### What you have to do
In the material below, list every line carrying the string "standalone".

### Data to process
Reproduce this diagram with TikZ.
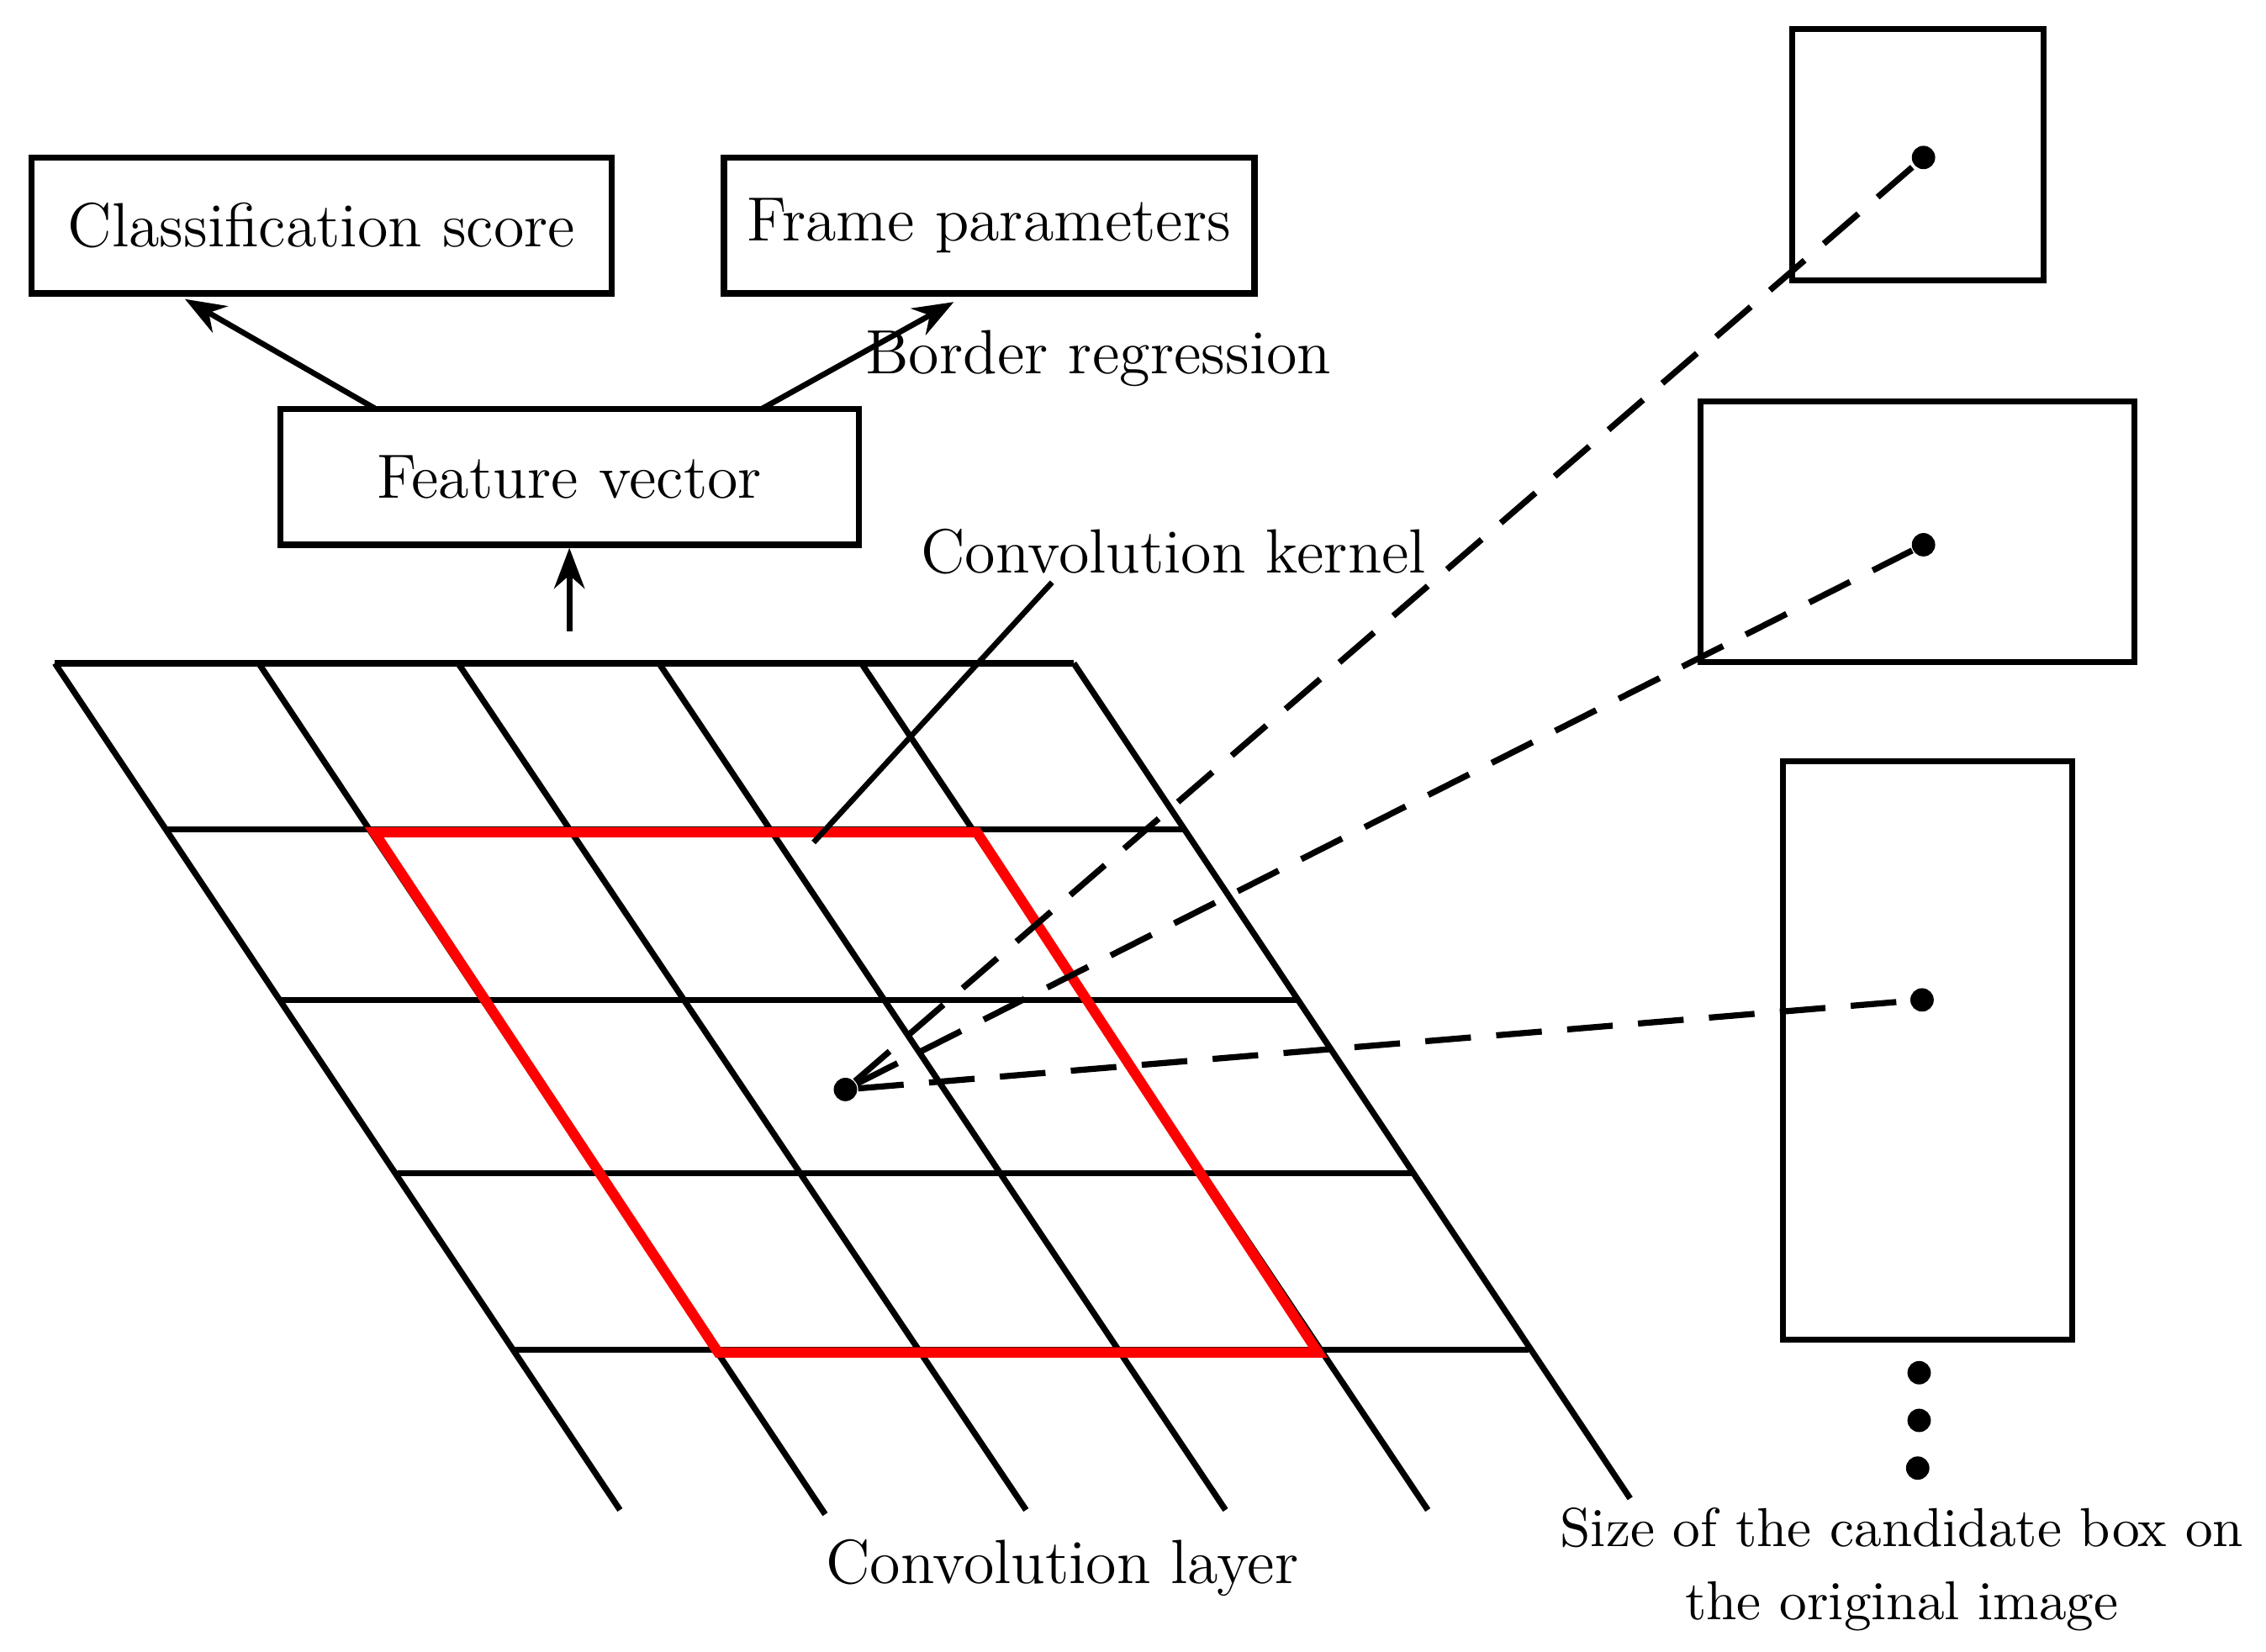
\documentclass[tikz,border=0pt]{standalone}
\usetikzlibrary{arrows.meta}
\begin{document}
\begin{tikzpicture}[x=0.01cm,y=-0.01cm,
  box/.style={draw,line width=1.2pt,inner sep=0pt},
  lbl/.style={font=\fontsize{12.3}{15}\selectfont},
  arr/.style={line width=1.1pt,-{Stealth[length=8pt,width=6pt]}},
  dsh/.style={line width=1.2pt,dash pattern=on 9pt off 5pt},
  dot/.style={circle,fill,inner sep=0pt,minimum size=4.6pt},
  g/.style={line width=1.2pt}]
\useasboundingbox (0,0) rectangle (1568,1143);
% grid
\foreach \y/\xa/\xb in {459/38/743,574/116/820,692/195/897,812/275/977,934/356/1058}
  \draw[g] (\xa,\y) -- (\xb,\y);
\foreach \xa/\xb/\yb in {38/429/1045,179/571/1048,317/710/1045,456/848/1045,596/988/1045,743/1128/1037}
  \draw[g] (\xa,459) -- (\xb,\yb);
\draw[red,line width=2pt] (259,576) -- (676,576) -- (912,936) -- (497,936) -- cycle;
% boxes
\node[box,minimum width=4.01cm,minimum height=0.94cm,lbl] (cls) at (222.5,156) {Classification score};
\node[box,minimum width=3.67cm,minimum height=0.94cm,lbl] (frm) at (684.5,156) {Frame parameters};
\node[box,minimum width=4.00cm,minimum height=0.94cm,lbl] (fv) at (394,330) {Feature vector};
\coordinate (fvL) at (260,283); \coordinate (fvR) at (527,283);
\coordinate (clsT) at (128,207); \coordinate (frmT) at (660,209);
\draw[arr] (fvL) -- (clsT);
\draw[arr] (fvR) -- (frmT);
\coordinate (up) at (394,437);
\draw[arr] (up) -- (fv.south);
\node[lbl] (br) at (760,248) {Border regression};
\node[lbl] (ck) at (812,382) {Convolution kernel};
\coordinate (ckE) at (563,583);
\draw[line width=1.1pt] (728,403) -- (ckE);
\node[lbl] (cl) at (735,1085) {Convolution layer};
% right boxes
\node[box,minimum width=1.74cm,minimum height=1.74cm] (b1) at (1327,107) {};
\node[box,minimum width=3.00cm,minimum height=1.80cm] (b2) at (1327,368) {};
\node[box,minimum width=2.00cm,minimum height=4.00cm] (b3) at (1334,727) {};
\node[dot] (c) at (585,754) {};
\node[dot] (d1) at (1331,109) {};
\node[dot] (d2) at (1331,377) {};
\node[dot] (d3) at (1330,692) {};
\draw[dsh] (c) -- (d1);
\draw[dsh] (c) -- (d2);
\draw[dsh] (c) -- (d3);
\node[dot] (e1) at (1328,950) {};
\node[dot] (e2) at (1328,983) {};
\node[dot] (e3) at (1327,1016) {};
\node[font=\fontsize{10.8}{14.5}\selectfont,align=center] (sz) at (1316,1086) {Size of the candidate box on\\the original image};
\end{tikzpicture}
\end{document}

---

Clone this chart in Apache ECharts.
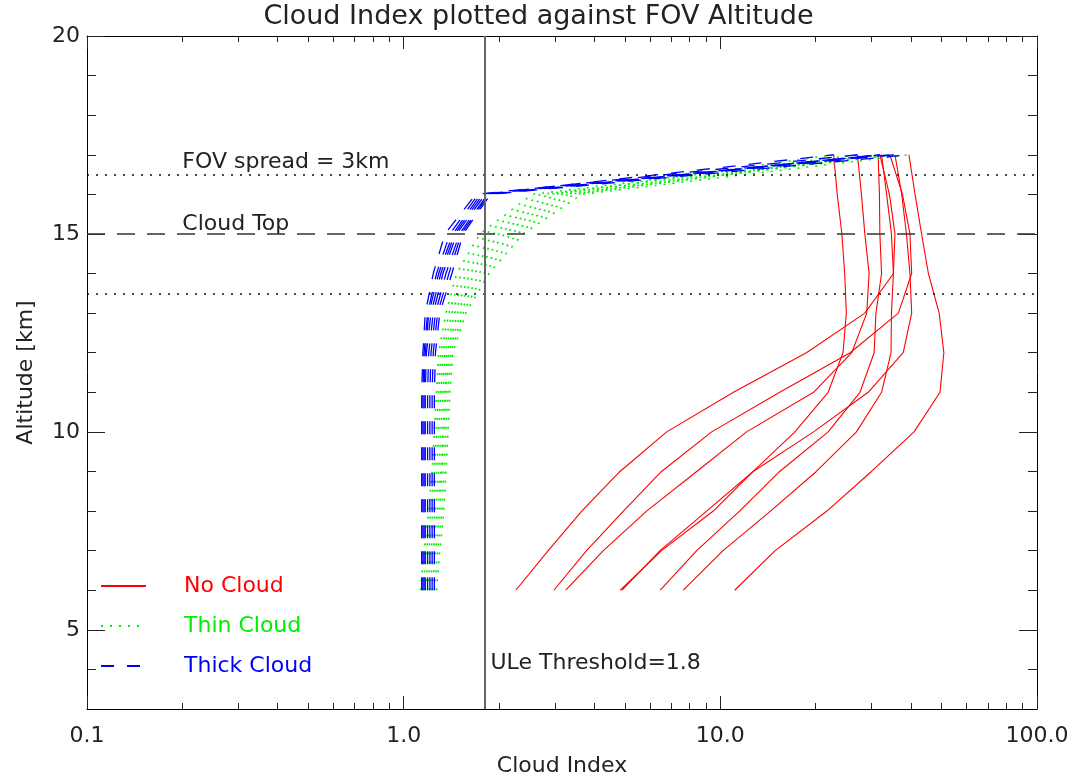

---

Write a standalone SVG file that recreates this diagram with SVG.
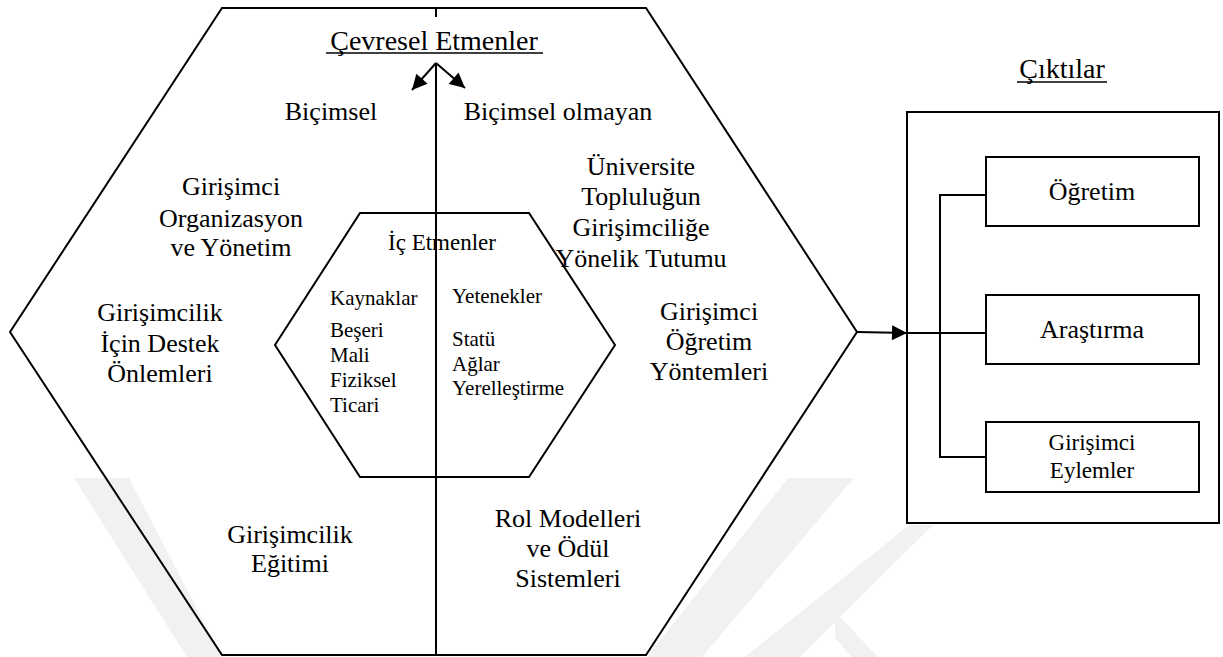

### Exercise response
\documentclass[tikz,border=0pt]{standalone}
Write a standalone SVG file that recreates this diagram with SVG.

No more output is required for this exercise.